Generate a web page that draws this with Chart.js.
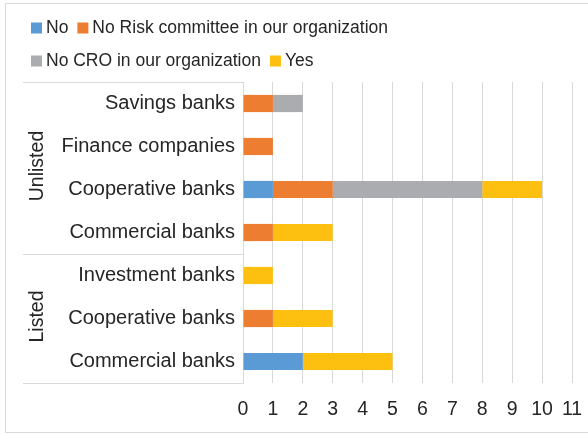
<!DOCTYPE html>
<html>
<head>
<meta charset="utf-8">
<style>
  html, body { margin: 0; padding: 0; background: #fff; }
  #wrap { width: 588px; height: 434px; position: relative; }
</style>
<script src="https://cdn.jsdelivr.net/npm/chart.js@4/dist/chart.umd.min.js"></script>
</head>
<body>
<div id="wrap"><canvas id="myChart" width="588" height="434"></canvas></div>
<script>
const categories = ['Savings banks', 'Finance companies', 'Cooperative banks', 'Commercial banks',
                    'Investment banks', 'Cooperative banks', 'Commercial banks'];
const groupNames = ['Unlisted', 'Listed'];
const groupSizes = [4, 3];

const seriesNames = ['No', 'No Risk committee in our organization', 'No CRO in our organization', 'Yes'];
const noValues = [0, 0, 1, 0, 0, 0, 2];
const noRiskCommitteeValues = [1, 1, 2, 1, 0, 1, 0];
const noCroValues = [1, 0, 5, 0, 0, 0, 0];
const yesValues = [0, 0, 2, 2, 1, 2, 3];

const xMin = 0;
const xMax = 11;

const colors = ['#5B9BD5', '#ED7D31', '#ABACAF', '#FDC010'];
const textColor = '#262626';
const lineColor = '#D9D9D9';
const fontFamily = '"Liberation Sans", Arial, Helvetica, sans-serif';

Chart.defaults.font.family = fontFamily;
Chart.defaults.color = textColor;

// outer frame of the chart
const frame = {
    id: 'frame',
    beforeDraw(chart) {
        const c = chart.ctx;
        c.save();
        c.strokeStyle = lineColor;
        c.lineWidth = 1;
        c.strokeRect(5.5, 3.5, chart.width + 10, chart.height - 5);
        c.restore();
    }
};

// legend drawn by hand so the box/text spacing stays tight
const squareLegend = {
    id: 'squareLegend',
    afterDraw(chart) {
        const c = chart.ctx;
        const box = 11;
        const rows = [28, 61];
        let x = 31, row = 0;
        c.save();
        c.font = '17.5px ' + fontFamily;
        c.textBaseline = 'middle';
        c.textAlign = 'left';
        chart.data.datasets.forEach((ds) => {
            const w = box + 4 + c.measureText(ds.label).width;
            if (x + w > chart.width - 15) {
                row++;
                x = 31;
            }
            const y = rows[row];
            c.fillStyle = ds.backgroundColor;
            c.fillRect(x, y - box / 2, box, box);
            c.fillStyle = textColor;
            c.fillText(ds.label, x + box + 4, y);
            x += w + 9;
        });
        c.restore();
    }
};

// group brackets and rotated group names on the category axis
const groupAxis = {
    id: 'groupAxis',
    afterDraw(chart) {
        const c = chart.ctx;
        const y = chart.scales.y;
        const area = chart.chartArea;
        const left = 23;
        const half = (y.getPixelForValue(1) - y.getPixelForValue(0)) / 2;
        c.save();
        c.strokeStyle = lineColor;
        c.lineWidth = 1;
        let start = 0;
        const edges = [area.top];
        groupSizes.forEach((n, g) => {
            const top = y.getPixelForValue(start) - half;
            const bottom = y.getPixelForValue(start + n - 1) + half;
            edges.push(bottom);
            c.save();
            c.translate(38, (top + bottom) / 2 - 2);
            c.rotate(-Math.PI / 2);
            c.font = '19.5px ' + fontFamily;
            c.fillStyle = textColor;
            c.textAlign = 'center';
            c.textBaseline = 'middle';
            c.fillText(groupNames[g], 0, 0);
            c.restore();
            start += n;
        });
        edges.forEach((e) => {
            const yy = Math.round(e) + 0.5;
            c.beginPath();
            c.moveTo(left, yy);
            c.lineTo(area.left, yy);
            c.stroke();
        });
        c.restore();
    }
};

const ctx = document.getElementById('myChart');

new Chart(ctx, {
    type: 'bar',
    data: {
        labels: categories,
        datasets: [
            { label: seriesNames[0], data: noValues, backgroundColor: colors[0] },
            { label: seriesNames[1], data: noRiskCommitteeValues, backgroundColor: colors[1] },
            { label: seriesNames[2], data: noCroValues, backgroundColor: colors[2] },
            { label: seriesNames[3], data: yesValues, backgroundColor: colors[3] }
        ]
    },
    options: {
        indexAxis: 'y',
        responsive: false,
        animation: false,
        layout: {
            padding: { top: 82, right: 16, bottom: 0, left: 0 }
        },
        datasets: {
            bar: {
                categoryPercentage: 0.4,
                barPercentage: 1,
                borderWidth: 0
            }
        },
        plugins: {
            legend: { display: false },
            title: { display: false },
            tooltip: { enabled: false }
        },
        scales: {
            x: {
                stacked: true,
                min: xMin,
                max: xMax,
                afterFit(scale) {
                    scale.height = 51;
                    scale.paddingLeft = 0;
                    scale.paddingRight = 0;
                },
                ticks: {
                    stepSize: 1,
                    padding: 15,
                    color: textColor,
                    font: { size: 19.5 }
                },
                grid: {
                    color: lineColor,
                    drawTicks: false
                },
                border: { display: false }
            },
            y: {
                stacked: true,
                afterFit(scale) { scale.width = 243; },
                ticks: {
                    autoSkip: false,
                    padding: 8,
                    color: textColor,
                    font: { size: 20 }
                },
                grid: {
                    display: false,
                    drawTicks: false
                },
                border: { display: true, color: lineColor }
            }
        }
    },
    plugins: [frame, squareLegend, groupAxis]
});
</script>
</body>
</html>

----

## WHAT TO WORK ON
Transcribe the material exactly, keeping every word and none of the pictures.

## REPLY TO THE TASK
Generate a web page that draws this with Chart.js.
<!DOCTYPE html>
<html>
<head>
<meta charset="utf-8">
<style>
  html, body { margin: 0; padding: 0; background: #fff; }
  #wrap { width: 588px; height: 434px; position: relative; }
</style>
<script src="https://cdn.jsdelivr.net/npm/chart.js@4/dist/chart.umd.min.js"></script>
</head>
<body>
<div id="wrap"><canvas id="myChart" width="588" height="434"></canvas></div>
<script>
const categories = ['Savings banks', 'Finance companies', 'Cooperative banks', 'Commercial banks',
                    'Investment banks', 'Cooperative banks', 'Commercial banks'];
const groupNames = ['Unlisted', 'Listed'];
const groupSizes = [4, 3];

const seriesNames = ['No', 'No Risk committee in our organization', 'No CRO in our organization', 'Yes'];
const noValues = [0, 0, 1, 0, 0, 0, 2];
const noRiskCommitteeValues = [1, 1, 2, 1, 0, 1, 0];
const noCroValues = [1, 0, 5, 0, 0, 0, 0];
const yesValues = [0, 0, 2, 2, 1, 2, 3];

const xMin = 0;
const xMax = 11;

const colors = ['#5B9BD5', '#ED7D31', '#ABACAF', '#FDC010'];
const textColor = '#262626';
const lineColor = '#D9D9D9';
const fontFamily = '"Liberation Sans", Arial, Helvetica, sans-serif';

Chart.defaults.font.family = fontFamily;
Chart.defaults.color = textColor;

// outer frame of the chart
const frame = {
    id: 'frame',
    beforeDraw(chart) {
        const c = chart.ctx;
        c.save();
        c.strokeStyle = lineColor;
        c.lineWidth = 1;
        c.strokeRect(5.5, 3.5, chart.width + 10, chart.height - 5);
        c.restore();
    }
};

// legend drawn by hand so the box/text spacing stays tight
const squareLegend = {
    id: 'squareLegend',
    afterDraw(chart) {
        const c = chart.ctx;
        const box = 11;
        const rows = [28, 61];
        let x = 31, row = 0;
        c.save();
        c.font = '17.5px ' + fontFamily;
        c.textBaseline = 'middle';
        c.textAlign = 'left';
        chart.data.datasets.forEach((ds) => {
            const w = box + 4 + c.measureText(ds.label).width;
            if (x + w > chart.width - 15) {
                row++;
                x = 31;
            }
            const y = rows[row];
            c.fillStyle = ds.backgroundColor;
            c.fillRect(x, y - box / 2, box, box);
            c.fillStyle = textColor;
            c.fillText(ds.label, x + box + 4, y);
            x += w + 9;
        });
        c.restore();
    }
};

// group brackets and rotated group names on the category axis
const groupAxis = {
    id: 'groupAxis',
    afterDraw(chart) {
        const c = chart.ctx;
        const y = chart.scales.y;
        const area = chart.chartArea;
        const left = 23;
        const half = (y.getPixelForValue(1) - y.getPixelForValue(0)) / 2;
        c.save();
        c.strokeStyle = lineColor;
        c.lineWidth = 1;
        let start = 0;
        const edges = [area.top];
        groupSizes.forEach((n, g) => {
            const top = y.getPixelForValue(start) - half;
            const bottom = y.getPixelForValue(start + n - 1) + half;
            edges.push(bottom);
            c.save();
            c.translate(38, (top + bottom) / 2 - 2);
            c.rotate(-Math.PI / 2);
            c.font = '19.5px ' + fontFamily;
            c.fillStyle = textColor;
            c.textAlign = 'center';
            c.textBaseline = 'middle';
            c.fillText(groupNames[g], 0, 0);
            c.restore();
            start += n;
        });
        edges.forEach((e) => {
            const yy = Math.round(e) + 0.5;
            c.beginPath();
            c.moveTo(left, yy);
            c.lineTo(area.left, yy);
            c.stroke();
        });
        c.restore();
    }
};

const ctx = document.getElementById('myChart');

new Chart(ctx, {
    type: 'bar',
    data: {
        labels: categories,
        datasets: [
            { label: seriesNames[0], data: noValues, backgroundColor: colors[0] },
            { label: seriesNames[1], data: noRiskCommitteeValues, backgroundColor: colors[1] },
            { label: seriesNames[2], data: noCroValues, backgroundColor: colors[2] },
            { label: seriesNames[3], data: yesValues, backgroundColor: colors[3] }
        ]
    },
    options: {
        indexAxis: 'y',
        responsive: false,
        animation: false,
        layout: {
            padding: { top: 82, right: 16, bottom: 0, left: 0 }
        },
        datasets: {
            bar: {
                categoryPercentage: 0.4,
                barPercentage: 1,
                borderWidth: 0
            }
        },
        plugins: {
            legend: { display: false },
            title: { display: false },
            tooltip: { enabled: false }
        },
        scales: {
            x: {
                stacked: true,
                min: xMin,
                max: xMax,
                afterFit(scale) {
                    scale.height = 51;
                    scale.paddingLeft = 0;
                    scale.paddingRight = 0;
                },
                ticks: {
                    stepSize: 1,
                    padding: 15,
                    color: textColor,
                    font: { size: 19.5 }
                },
                grid: {
                    color: lineColor,
                    drawTicks: false
                },
                border: { display: false }
            },
            y: {
                stacked: true,
                afterFit(scale) { scale.width = 243; },
                ticks: {
                    autoSkip: false,
                    padding: 8,
                    color: textColor,
                    font: { size: 20 }
                },
                grid: {
                    display: false,
                    drawTicks: false
                },
                border: { display: true, color: lineColor }
            }
        }
    },
    plugins: [frame, squareLegend, groupAxis]
});
</script>
</body>
</html>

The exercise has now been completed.